TOKYO Asian stocks seesawed on Tuesday as hawkish comments from U.S. Federal Reserve officials clouded the monetary policy outlook less than a week after Fed Chair Janet Yellen had set out a more cautious path to interest rate increases this year.
The dollar got a mild boost from the suggestion that interest rate hikes could be on the way sooner rather than later.
Financial spreadbetting firm IG predicted Britain's FTSE 100 would open 4 points lower, Germany's DAX would fall 8 points and France's CAC 40 would gain 1 point.
Atlanta Fed President Dennis Lockhart said the central bank might be in line for a rate hike as soon as April, as policymakers' decision to hold rates steady last week was more about ensuring that recent global financial volatility had settled down.

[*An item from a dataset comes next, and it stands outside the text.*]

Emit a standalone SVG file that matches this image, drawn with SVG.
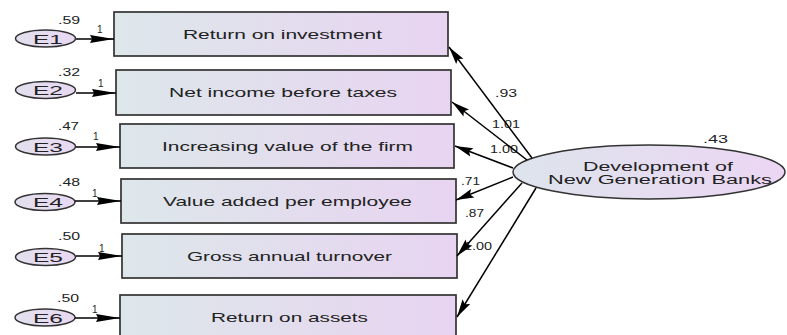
<svg xmlns="http://www.w3.org/2000/svg" width="787" height="335" viewBox="0 0 787 335">
  <defs>
    <linearGradient id="boxFill" x1="0" y1="0" x2="1" y2="0">
      <stop offset="0" stop-color="#dde7ea"/>
      <stop offset="1" stop-color="#e8d4f1"/>
    </linearGradient>
    <linearGradient id="latentFill" x1="0" y1="0" x2="1" y2="0">
      <stop offset="0" stop-color="#dde4ec"/>
      <stop offset="1" stop-color="#ecd6f3"/>
    </linearGradient>
    <linearGradient id="errFill" x1="0" y1="0" x2="1" y2="0">
      <stop offset="0" stop-color="#e2e0ee"/>
      <stop offset="1" stop-color="#e9d8f2"/>
    </linearGradient>
    <marker id="headErr" markerUnits="userSpaceOnUse" markerWidth="24" markerHeight="9" refX="24" refY="4.5" orient="auto" overflow="visible">
      <path d="M0,0.5 L24,4.5 L0,8.5 L2,4.5 Z" fill="#000"/>
    </marker>
    <marker id="headLoad" markerUnits="userSpaceOnUse" markerWidth="18" markerHeight="9" refX="18" refY="4.5" orient="auto" overflow="visible">
      <path d="M0,0 L18,4.5 L0,9 L3,4.5 Z" fill="#000"/>
    </marker>
  </defs>
  <style>
    .box { fill: url(#boxFill); stroke: #333; stroke-width: 1.7; }
    .err { fill: url(#errFill); stroke: #333; stroke-width: 1.5; }
    .latent { fill: url(#latentFill); stroke: #333; stroke-width: 1.5; }
    .lbl { font-family: "Liberation Sans", Arial, sans-serif; fill: #222; }
    .name { font-size: 13px; }
    .num { font-size: 10px; }
    .link { stroke: #000; stroke-width: 1.5; fill: none; }
    .errlink { marker-end: url(#headErr); }
    .loadlink { marker-end: url(#headLoad); }
  </style>

  <rect width="787" height="335" fill="#fff"/>

  <!-- observed indicators -->
  <g id="roi">
    <rect class="box" x="114" y="12" width="334" height="44"/>
    <text class="lbl name" x="183" y="39" textLength="199" lengthAdjust="spacingAndGlyphs">Return on investment</text>
  </g>
  <g id="net-income">
    <rect class="box" x="116" y="70" width="335" height="45"/>
    <text class="lbl name" x="169" y="97" textLength="228" lengthAdjust="spacingAndGlyphs">Net income before taxes</text>
  </g>
  <g id="firm-value">
    <rect class="box" x="120" y="124" width="334" height="44"/>
    <text class="lbl name" x="162" y="151" textLength="251" lengthAdjust="spacingAndGlyphs">Increasing value of the firm</text>
  </g>
  <g id="value-added">
    <rect class="box" x="121" y="179" width="335" height="44"/>
    <text class="lbl name" x="163" y="206" textLength="249" lengthAdjust="spacingAndGlyphs">Value added per employee</text>
  </g>
  <g id="turnover">
    <rect class="box" x="122" y="234" width="335" height="44"/>
    <text class="lbl name" x="187" y="261" textLength="205" lengthAdjust="spacingAndGlyphs">Gross annual turnover</text>
  </g>
  <g id="roa">
    <rect class="box" x="120" y="295" width="336" height="44"/>
    <text class="lbl name" x="211" y="322" textLength="157" lengthAdjust="spacingAndGlyphs">Return on assets</text>
  </g>

  <!-- error terms with variances -->
  <g id="e1">
    <ellipse class="err" cx="45.5" cy="38.5" rx="30" ry="8.5"/>
    <text class="lbl name" x="33" y="43.5" textLength="30" lengthAdjust="spacingAndGlyphs">E1</text>
    <text class="lbl num" x="58" y="24" textLength="22" lengthAdjust="spacingAndGlyphs">.59</text>
  </g>
  <g id="e2">
    <ellipse class="err" cx="45.5" cy="90" rx="30" ry="8.5"/>
    <text class="lbl name" x="33" y="95" textLength="30" lengthAdjust="spacingAndGlyphs">E2</text>
    <text class="lbl num" x="58" y="76" textLength="22" lengthAdjust="spacingAndGlyphs">.32</text>
  </g>
  <g id="e3">
    <ellipse class="err" cx="45.5" cy="146.5" rx="30" ry="8.5"/>
    <text class="lbl name" x="33" y="151.5" textLength="30" lengthAdjust="spacingAndGlyphs">E3</text>
    <text class="lbl num" x="58" y="130" textLength="21" lengthAdjust="spacingAndGlyphs">.47</text>
  </g>
  <g id="e4">
    <ellipse class="err" cx="45" cy="202" rx="30" ry="8.5"/>
    <text class="lbl name" x="33" y="207" textLength="30" lengthAdjust="spacingAndGlyphs">E4</text>
    <text class="lbl num" x="58" y="186" textLength="22" lengthAdjust="spacingAndGlyphs">.48</text>
  </g>
  <g id="e5">
    <ellipse class="err" cx="45.5" cy="257" rx="30" ry="8.5"/>
    <text class="lbl name" x="33" y="262" textLength="30" lengthAdjust="spacingAndGlyphs">E5</text>
    <text class="lbl num" x="58" y="240" textLength="22" lengthAdjust="spacingAndGlyphs">.50</text>
  </g>
  <g id="e6">
    <ellipse class="err" cx="45" cy="317.5" rx="30" ry="8.5"/>
    <text class="lbl name" x="33" y="322.5" textLength="30" lengthAdjust="spacingAndGlyphs">E6</text>
    <text class="lbl num" x="57" y="302" textLength="22" lengthAdjust="spacingAndGlyphs">.50</text>
  </g>

  <!-- latent factor -->
  <g id="development">
    <ellipse class="latent" cx="649" cy="172" rx="136" ry="27"/>
    <text class="lbl" font-size="12.5" x="583" y="170.5" textLength="150" lengthAdjust="spacingAndGlyphs">Development of</text>
    <text class="lbl" font-size="12.5" x="548" y="184" textLength="224" lengthAdjust="spacingAndGlyphs">New Generation Banks</text>
    <text class="lbl num" x="703" y="143" textLength="25" lengthAdjust="spacingAndGlyphs">.43</text>
  </g>

  <!-- path coefficients -->
  <g id="weights">
    <text class="lbl num" x="495" y="97" textLength="22" lengthAdjust="spacingAndGlyphs">.93</text>
    <text class="lbl num" x="492" y="128" textLength="28" lengthAdjust="spacingAndGlyphs">1.01</text>
    <text class="lbl num" x="490" y="153" textLength="28" lengthAdjust="spacingAndGlyphs">1.00</text>
    <text class="lbl num" x="461" y="185" textLength="19" lengthAdjust="spacingAndGlyphs">.71</text>
    <text class="lbl num" x="465" y="217" textLength="19" lengthAdjust="spacingAndGlyphs">.87</text>
    <text class="lbl num" x="464" y="250" textLength="28" lengthAdjust="spacingAndGlyphs">1.00</text>
    <text class="lbl num" x="97" y="33">1</text>
    <text class="lbl num" x="98" y="87">1</text>
    <text class="lbl num" x="93" y="140">1</text>
    <text class="lbl num" x="92" y="197">1</text>
    <text class="lbl num" x="99" y="252">1</text>
    <text class="lbl num" x="92" y="313">1</text>
  </g>

  <!-- connectors -->
  <g id="connectors">
    <line class="link errlink" x1="76" y1="39" x2="114" y2="39"/>
    <line class="link errlink" x1="76" y1="93" x2="116" y2="93"/>
    <line class="link errlink" x1="76" y1="147" x2="120" y2="147"/>
    <line class="link errlink" x1="75" y1="201" x2="121" y2="201"/>
    <line class="link errlink" x1="76" y1="256" x2="122" y2="256"/>
    <line class="link errlink" x1="75" y1="318" x2="120" y2="318"/>

    <line class="link loadlink" x1="532" y1="158" x2="449" y2="47"/>
    <line class="link loadlink" x1="527" y1="160" x2="452" y2="102"/>
    <line class="link loadlink" x1="513" y1="168" x2="455" y2="146"/>
    <line class="link loadlink" x1="513" y1="177" x2="456" y2="200"/>
    <line class="link loadlink" x1="522" y1="183" x2="457" y2="256"/>
    <line class="link loadlink" x1="536" y1="188" x2="457" y2="317"/>
  </g>
</svg>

San Francisco Fed President John Williams told Market News International he would advocate another hike as early as April, and Richmond Fed President Jeffrey Lacker said U.S. inflation is likely to accelerate in the coming years and move toward the Fed's 2 percent target.
MSCI's broadest index of Asia-Pacific shares outside Japan was down for much of the session but was last up 0.1 percent, after all three U.S. stock indexes posted small gains overnight.
China stocks slipped, as the market weighed new guidelines on pension products and recent comments by the central bank governor that some short-term speculative funds may be leaving the country. The CSI300 index fell 0.6 percent, while the Shanghai Composite Index lost 0.4 percent.
Japan's Nikkei stock index added 1.9 percent, closing at a one-week high, after markets in Tokyo reopened after a public holiday on Monday. A weaker yen gave a tailwind to shares.
"People who bought the yen and sold stocks last week seem to be unwinding their positions," said Takuya Takahashi, a strategist at Daiwa Securities in Tokyo.
The dollar nursed losses last week after the Fed halved its outlook for interest rate increases to two from four by the end of this year and said an uncertain global outlook posed risks to the U.S. economy. The latest round of official Fed remarks allowed the greenback to take back some of that lost ground.
The dollar index, which tracks the U.S. unit against a basket of six major rival currencies, was steady at 95.278.
The dollar rose 0.2 percent against the yen to 112.13, pulling well away from Thursday's 17-month low of 110.67.
The euro edged up about 0.1 percent to $1.1258, but was below last week's one-month peak of $1.1342.
Sterling inched higher but remained pressured by concerns about Prime Minister David Cameron's ability to keep Britain in the European Union after leading 'Out' campaigner Iain Duncan Smith resigned from the cabinet late on Friday.
Sterling was last buying $1.4387, up about 0.2 percent but well below Friday's one-month high of $1.4514.
"A bit of internal party bickering doesn't normally impact sterling but this time it has because of the possible implications for Brexit," Jasper Lawler, market analyst at CMC Markets, said in a note.
The Australian dollar firmed, rising 0.4 percent to $0.7603. Reserve Bank of Australia (RBA) Governor Glenn Stevens made no comment on the immediate outlook for further rate cuts, but sounded an upbeat tone on the country's economy and the strength of its financial system.
U.S. crude erased early losses and built on the previous session's gains made on data showing a drawdown at the Cushing, Oklahoma delivery hub. It was up about 0.4 percent at $41.68 a barrel after rising 1.19 percent in the previous session. Brent added 0.4 percent to $41.69 after settling up 0.8 percent on Monday.
Spot gold added about 0.3 percent to $1,246.10 an ounce after logging three losing sessions.